On Fri, Jan 16 2015, Andrew Morton <a...@linux-foundation.org> wrote:

> On Fri, 16 Jan 2015 11:23:57 -0500 Johannes Weiner <han...@cmpxchg.org> wrote:
>
>> Hi Rasmus,
>> 
>> I have trouble booting my test machine with this patch in -mm:
>> 
>> commit bb2e066c6943e62e9650bb129f416dacf138f8b1
>> Author: Rasmus Villemoes <li...@rasmusvillemoes.dk>
>> Date:   Wed Jan 14 01:00:44 2015 +0000
>> 
>>     lib/vsprintf.c: don't try to fix pointer wrap-around
>>     
>>     Actual kernel buffers can't wrap into the user address space.  If someone
>>     manages to pass a buf/size combination that wraps, it is most likely due
>>     to a bug in the caller.  Instead of trying to fix it by using a smaller
>>     part of the buffer, bail out.
>>     
>>     Signed-off-by: Rasmus Villemoes <li...@rasmusvillemoes.dk>
>>     Cc: Jiri Kosina <jkos...@suse.cz>
>>     Cc: Randy Dunlap <rdun...@infradead.org>
>>     Signed-off-by: Andrew Morton <a...@linux-foundation.org>
>> 
>> After I get "Loading bzImage-new... ok" from the bootloader, the
>> serial console remains quiet.
>> 
>> A WARN_ON_ONCE() inside vsnprintf() looks like it would deadlock
>> instantly when triggering this overflow from printk(), no?
>
> Dammit, I was starting at that printk, ended up deciding it was OK,
> didn't think about deadlocks.  logbuf_lock and recursion_bug, for a
> start...
>
> I'll drop the patch.

Good, because the bug is in my brain.

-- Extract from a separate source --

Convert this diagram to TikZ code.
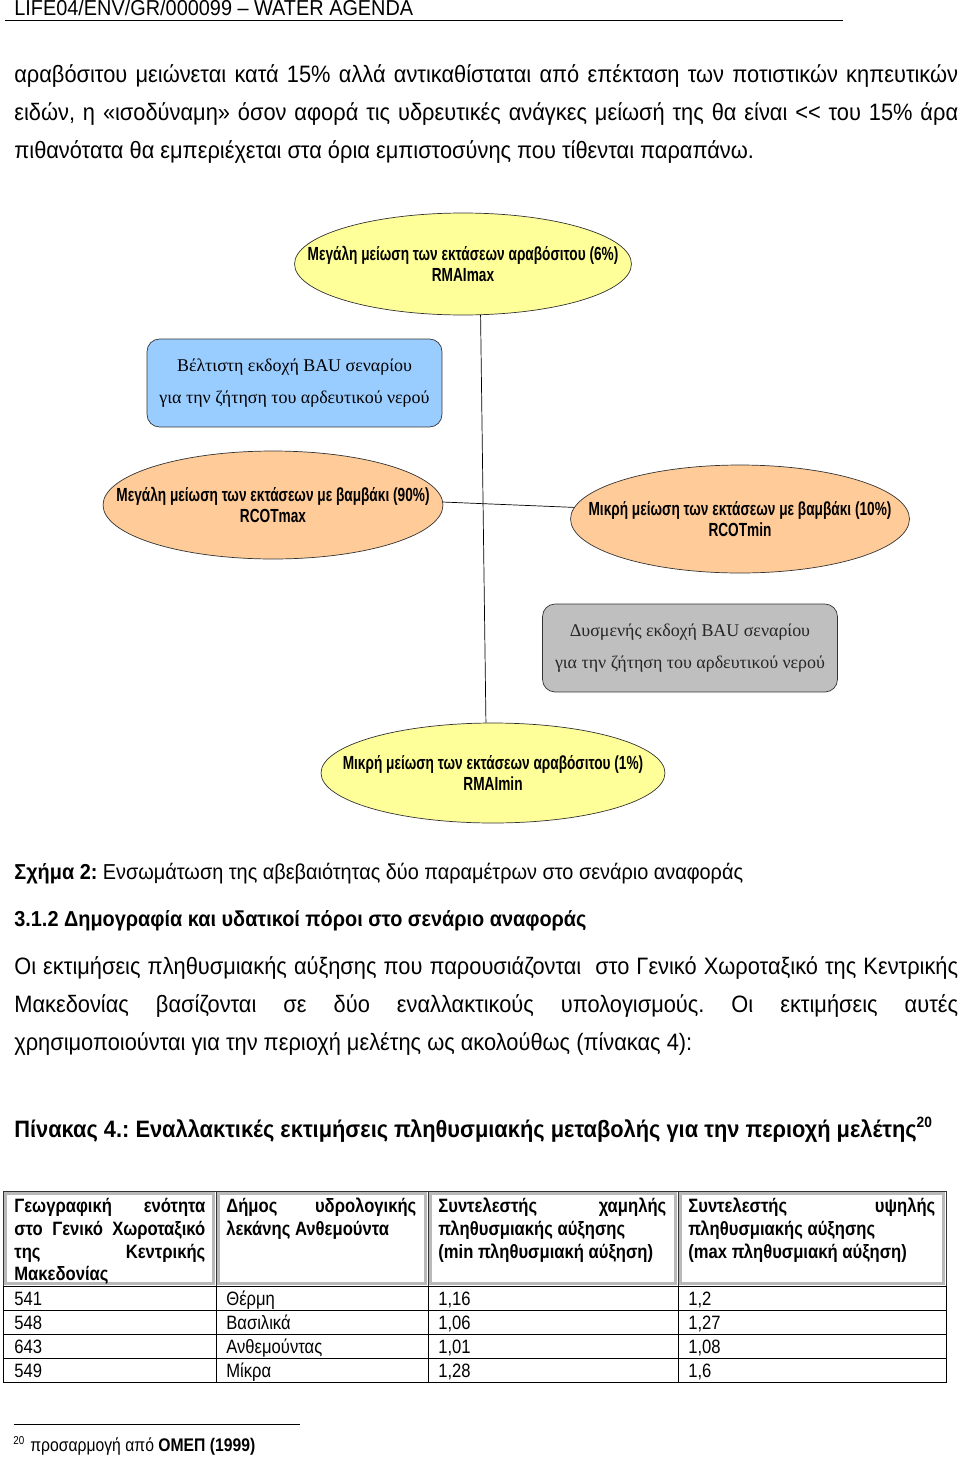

I think the cause may be a sprintf
or vsprintf call that doesn't actually print what it is supposed to,
since they pass INT_MAX for size, and that can of course easily cause
buf+size to wrap-around (it is basically guaranteed on 32 bit).

Sorry about this. Thanks for reporting, Johannes.